İtalya’daki ilk büyük televizyon projesi Viola come il mare (2022), başta heyecan uyandırsa da içerik açısından oldukça zayıf bir yapım olarak değerlendirilebilir. Polisiye-dram türünde sunulan dizi, oyunculukların genel tonu, senaryo derinliği ve sahne yönetimi açısından izleyicide inandırıcılık problemi yaratmıştır. Buna rağmen dizinin iki sezon boyunca sürmesi ve geniş bir izleyiciye ulaşması, Can Yaman’ın ekranda hâlâ karşılık bulduğunun bir göstergesidir. Ancak bu başarı, daha çok ekran figürü olarak tanınırlığına ve İtalyan medyasındaki popülerliğine dayanıyor.
Bunun ardından gündeme gelen Sandokan projesi, Yaman’ı aksiyon ve dönem dizisi türünde farklı bir oyunculuk sınavına taşıyor. Emilio Salgari'nin klasik korsan romanından uyarlanan bu yapım, yüksek prodüksiyonlu bir dizi olarak tasarlanıyor. Henüz izleyiciyle buluşmamış olması nedeniyle etkisi hakkında kesin yorumlar yapılamasa da, bu proje Yaman’ın fiziksel performansına ve uluslararası ekiplere entegrasyonuna dayalı yeni bir sınav niteliği taşıyor.
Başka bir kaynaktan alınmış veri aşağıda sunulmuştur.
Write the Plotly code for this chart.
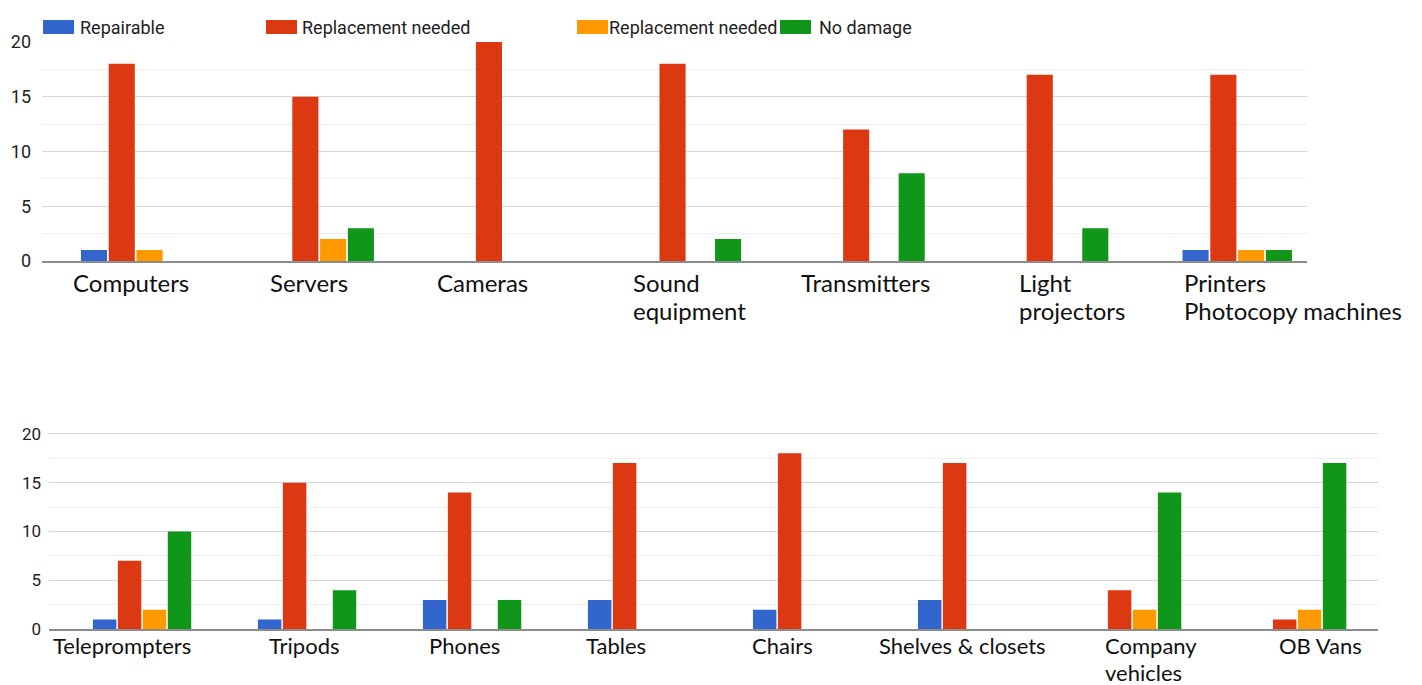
import plotly.graph_objects as go

# ---- data -------------------------------------------------------------
series_names = ["Repairable", "Replacement needed", "Replacement needed", "No damage"]
series_colors = ["#3366cc", "#dc3912", "#ff9900", "#109618"]

top_categories = ["Computers", "Servers", "Cameras", "Sound<br>equipment",
                  "Transmitters", "Light<br>projectors", "Printers<br>Photocopy machines"]
top_repairable = [1, 0, 0, 0, 0, 0, 1]
top_replace_a = [18, 15, 20, 18, 12, 17, 17]
top_replace_b = [1, 2, 0, 0, 0, 0, 1]
top_no_damage = [0, 3, 0, 2, 8, 3, 1]

bottom_categories = ["Teleprompters", "Tripods", "Phones", "Tables", "Chairs",
                     "Shelves & closets", "Company<br>vehicles", "OB Vans"]
bottom_repairable = [1, 1, 3, 3, 2, 3, 0, 0]
bottom_replace_a = [7, 15, 14, 17, 18, 17, 4, 1]
bottom_replace_b = [2, 0, 0, 0, 0, 0, 2, 2]
bottom_no_damage = [10, 4, 3, 0, 0, 0, 14, 17]

y_ticks = [0, 5, 10, 15, 20]

# ---- layout helpers (figure is 1422 x 685 px with no margins) ----------
W, H = 1422, 685


def px_x(p):
    return p / W


def px_y(p):
    return 1 - p / H


fig = go.Figure()

top_values = [top_repairable, top_replace_a, top_replace_b, top_no_damage]
bottom_values = [bottom_repairable, bottom_replace_a, bottom_replace_b, bottom_no_damage]

for vals, color, name in zip(top_values, series_colors, series_names):
    fig.add_trace(go.Bar(x=top_categories, y=vals, name=name, marker_color=color,
                         marker_line_width=0, xaxis="x", yaxis="y", showlegend=False))
for vals, color, name in zip(bottom_values, series_colors, series_names):
    fig.add_trace(go.Bar(x=bottom_categories, y=vals, name=name, marker_color=color,
                         marker_line_width=0, xaxis="x2", yaxis="y2", showlegend=False))

grid_major = "#d6d6d6"
grid_minor = "#eeeeee"
tick_font_family = "Roboto, Arial, sans-serif"

common_x = dict(type="category", showticklabels=False, showgrid=False, zeroline=False,
                showline=True, linecolor="#8c8c8c", linewidth=2, ticks="",
                automargin=False)
common_y = dict(tickvals=y_ticks, showgrid=True, gridcolor=grid_major, gridwidth=1,
                zeroline=False, showline=False, ticks="", automargin=False,
                minor=dict(dtick=2.5, showgrid=True, gridcolor=grid_minor, gridwidth=1))

fig.update_layout(
    width=W, height=H,
    margin=dict(l=0, r=0, t=0, b=0, autoexpand=False),
    paper_bgcolor="white", plot_bgcolor="white",
    barmode="group", bargap=0.395, bargroupgap=0.06,
    xaxis=dict(common_x, domain=[px_x(42), px_x(1307)], range=[-0.51, 6.38],
               anchor="y"),
    yaxis=dict(common_y, domain=[px_y(261), px_y(41.7)], range=[0, 20.02],
               anchor="x", tickfont=dict(family=tick_font_family, size=18, color="#222"),
               ticklabelstandoff=10),
    xaxis2=dict(common_x, domain=[px_x(49), px_x(1378)], range=[-0.564, 7.49],
                anchor="y2"),
    yaxis2=dict(common_y, domain=[px_y(629.3), px_y(408.8)], range=[0, 22.55],
                anchor="x2", tickfont=dict(family=tick_font_family, size=17, color="#222"),
                ticklabelstandoff=7),
)

# ---- category labels (each line placed separately) -----------------------
label_family = "Lato, 'Open Sans', sans-serif"
top_label_shift = [-65, -51, -68, -55, -71, -37, -55]
bottom_label_shift = [-91, -40, -45, -53, -52, -90, -29, -20]


def add_category_labels(categories, shifts, xref, yref, first_shift, line_gap, size):
    for cat, dx in zip(categories, shifts):
        for k, line in enumerate(cat.split("<br>")):
            fig.add_annotation(x=cat, y=0, xref=xref, yref=yref, text=line,
                               showarrow=False, xanchor="left", yanchor="top",
                               align="left", xshift=dx,
                               yshift=first_shift - k * line_gap,
                               font=dict(family=label_family, size=size, color="#111"))


add_category_labels(top_categories, top_label_shift, "x", "y", -5, 28, 24)
add_category_labels(bottom_categories, bottom_label_shift, "x2", "y2", -1, 27, 22)

# ---- legend along the top ------------------------------------------------
legend_swatch_x = [43, 266, 577, 780]
legend_text_x = [78, 300, 607, 817]
for sx, tx, color, name in zip(legend_swatch_x, legend_text_x, series_colors, series_names):
    fig.add_shape(type="rect", xref="paper", yref="paper",
                  x0=px_x(sx), x1=px_x(sx + 31), y0=px_y(34), y1=px_y(20),
                  fillcolor=color, line_width=0)
    fig.add_annotation(x=px_x(tx), y=px_y(27), xref="paper", yref="paper", text=name,
                       showarrow=False, xanchor="left", yanchor="middle",
                       font=dict(family=tick_font_family, size=18, color="#222"))

fig.write_html("out.html")
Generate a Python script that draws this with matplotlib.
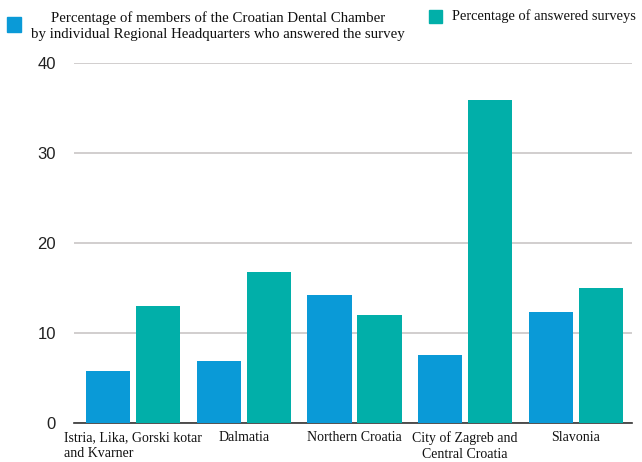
import matplotlib
matplotlib.use("Agg")
import matplotlib.pyplot as plt
from matplotlib.patches import Rectangle
import numpy as np

categories = ["Istria, Lika, Gorski kotar\nand Kvarner", "Dalmatia", "Northern Croatia",
              "City of Zagreb and\nCentral Croatia", "Slavonia"]
members_pct = [5.8, 6.9, 14.2, 7.6, 12.3]
answered_pct = [13.0, 16.8, 12.0, 35.9, 15.0]
yticks = [0, 10, 20, 30, 40]

blue = "#0a9ad7"
teal = "#01afa9"

W, H = 642, 462
fig = plt.figure(figsize=(W / 100, H / 100), dpi=100)
ax = fig.add_axes([74 / W, 39 / H, (632 - 74) / W, (423 - 63) / H])

x = np.arange(len(categories))
w = 0.40
ax.bar(x - 0.225, members_pct, width=w, color=blue, zorder=3)
ax.bar(x + 0.225, answered_pct, width=w, color=teal, zorder=3)

ax.set_xlim(-0.533, 4.506)
ax.set_ylim(0, 40)
ax.set_yticks(yticks)
ax.set_yticklabels([str(v) for v in yticks], family="Liberation Sans", fontsize=12,
                   color="#222222")
ax.tick_params(axis="y", length=0, pad=13)
ax.tick_params(axis="x", length=0, pad=6)
ax.set_xticks(x)
ax.set_xticklabels(categories, family="Liberation Serif", fontsize=10,
                   multialignment="left", linespacing=1.25, color="#111111")
for lbl in ax.get_xticklabels():
    if "Zagreb" in lbl.get_text():
        lbl.set_multialignment("center")

ax.grid(axis="y", color="#c9c6c6", linewidth=1.2, zorder=0)
ax.set_axisbelow(True)
for s in ["top", "right", "left"]:
    ax.spines[s].set_visible(False)
ax.spines["bottom"].set_color("#333333")
ax.spines["bottom"].set_linewidth(1.2)

# legend
fig.patches.append(Rectangle((7 / W, 1 - 32 / H), 14 / W, 15 / H,
                             transform=fig.transFigure, color=blue, figure=fig))
fig.text(218 / W, 1 - 26 / H,
         "Percentage of members of the Croatian Dental Chamber\nby individual Regional Headquarters who answered the survey",
         ha="center", va="center", family="Liberation Serif", fontsize=10.7,
         multialignment="center", linespacing=1.25, color="#111111")
fig.patches.append(Rectangle((429 / W, 1 - 23 / H), 13 / W, 13 / H,
                             transform=fig.transFigure, color=teal, figure=fig))
fig.text(452 / W, 1 - 16 / H, "Percentage of answered surveys",
         ha="left", va="center", family="Liberation Serif", fontsize=10.4, color="#111111")

fig.savefig("out.png", dpi=100, facecolor="white")
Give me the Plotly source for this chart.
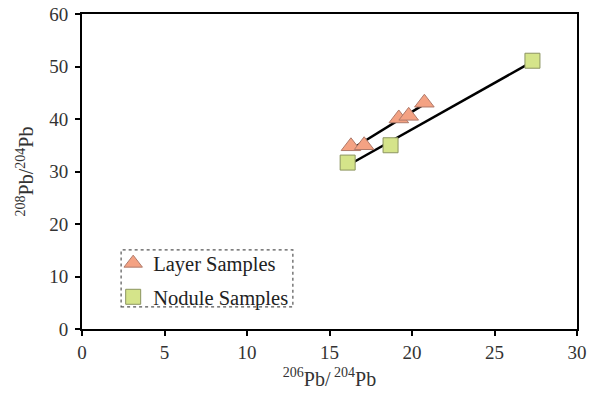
import numpy as np
import plotly.graph_objects as go

layer_x = [16.3, 17.1, 19.2, 19.8, 20.75]
layer_y = [34.8, 35.0, 40.1, 40.6, 43.1]
nodule_x = [16.1, 18.7, 27.3]
nodule_y = [31.7, 35.0, 51.1]

x_ticks = [0, 5, 10, 15, 20, 25, 30]
y_ticks = [0, 10, 20, 30, 40, 50, 60]

FONT = "Liberation Serif"

def fit_line(xs, ys):
    m, b = np.polyfit(xs, ys, 1)
    x0, x1 = min(xs), max(xs)
    return [x0, x1], [m * x0 + b, m * x1 + b]

fig = go.Figure()

lx, ly = fit_line(layer_x, layer_y)
nx, ny = fit_line(nodule_x, nodule_y)
fig.add_trace(go.Scatter(x=lx, y=ly, mode="lines", line=dict(color="black", width=2.5),
                         showlegend=False, hoverinfo="skip"))
fig.add_trace(go.Scatter(x=nx, y=ny, mode="lines", line=dict(color="black", width=2.5),
                         showlegend=False, hoverinfo="skip"))

fig.add_trace(go.Scatter(x=layer_x, y=layer_y, mode="markers", name="Layer Samples",
                         legendgroup="a",
                         marker=dict(symbol="triangle-up", size=17, color="#F4A283",
                                     line=dict(color="#B07A6A", width=1))))
fig.add_trace(go.Scatter(x=nodule_x, y=nodule_y, mode="markers", name="Nodule Samples",
                         legendgroup="b",
                         marker=dict(symbol="square", size=15, color="#D5E48A",
                                     line=dict(color="#8C9460", width=1))))

# dotted legend frame
fig.add_shape(type="rect", xref="paper", yref="paper",
              x0=0.079, x1=0.426, y0=0.07, y1=0.251,
              line=dict(color="#555555", width=1.2, dash="dot"))

axis_common = dict(
    showline=True, linecolor="black", linewidth=2, mirror=True,
    ticks="outside", ticklen=5, tickwidth=2, tickcolor="black",
    showgrid=False, zeroline=False,
    tickfont=dict(family=FONT, size=19, color="#333333"),
)

fig.update_xaxes(range=[0, 30], tickvals=x_ticks, **axis_common,
                 title=dict(text="<sup>206</sup>Pb/<sup> 204</sup>Pb",
                            font=dict(family=FONT, size=20, color="#333333"), standoff=10))
fig.update_yaxes(range=[0, 60], tickvals=y_ticks, **axis_common, ticklabelstandoff=3,
                 title=dict(text="<sup>208</sup>Pb/<sup>204</sup>Pb",
                            font=dict(family=FONT, size=20, color="#333333"), standoff=10))

fig.update_layout(
    width=594, height=401,
    margin=dict(l=82, r=17, t=14, b=72, autoexpand=False),
    paper_bgcolor="white", plot_bgcolor="white",
    legend=dict(x=0.063, y=0.272, xanchor="left", yanchor="top",
                bgcolor="rgba(0,0,0,0)", borderwidth=0,
                font=dict(family=FONT, size=20.5, color="#222222"),
                itemwidth=30, traceorder="grouped", tracegroupgap=4),
)

fig.write_html("out.html", config={"displayModeBar": False},
               post_script="document.body.style.margin='0';document.body.style.overflow='hidden';")
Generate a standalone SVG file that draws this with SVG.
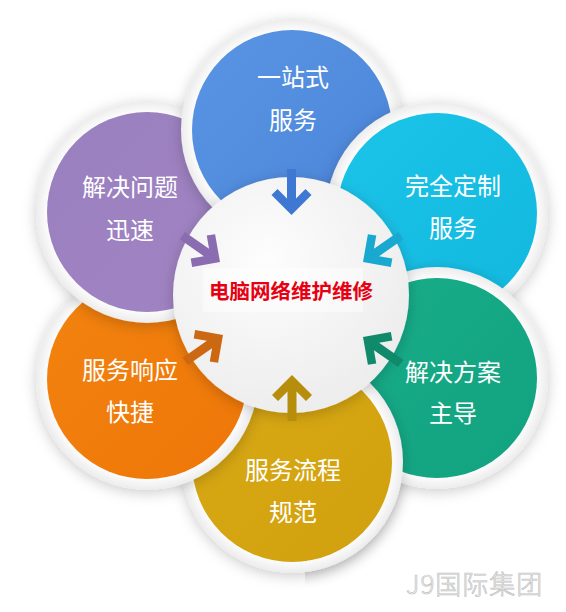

Bir diğer önemli yapım ise El Turco isimli dizi. Disney+ için hazırlanan bu projede, Can Yaman 17. yüzyılda yaşayan bir Osmanlı askeri karakterini canlandırıyor. Avrupa-Türkiye ilişkilerinin sembolik bir yansıması olan bu kurgu, oyuncunun iki kültür arasında kurduğu köprüyü hikâye düzlemine taşıyor. İngilizce çekiliyor olması ve dijital platformda yayımlanacak olması açısından da kariyerinde farklı bir açılım yaratabilir.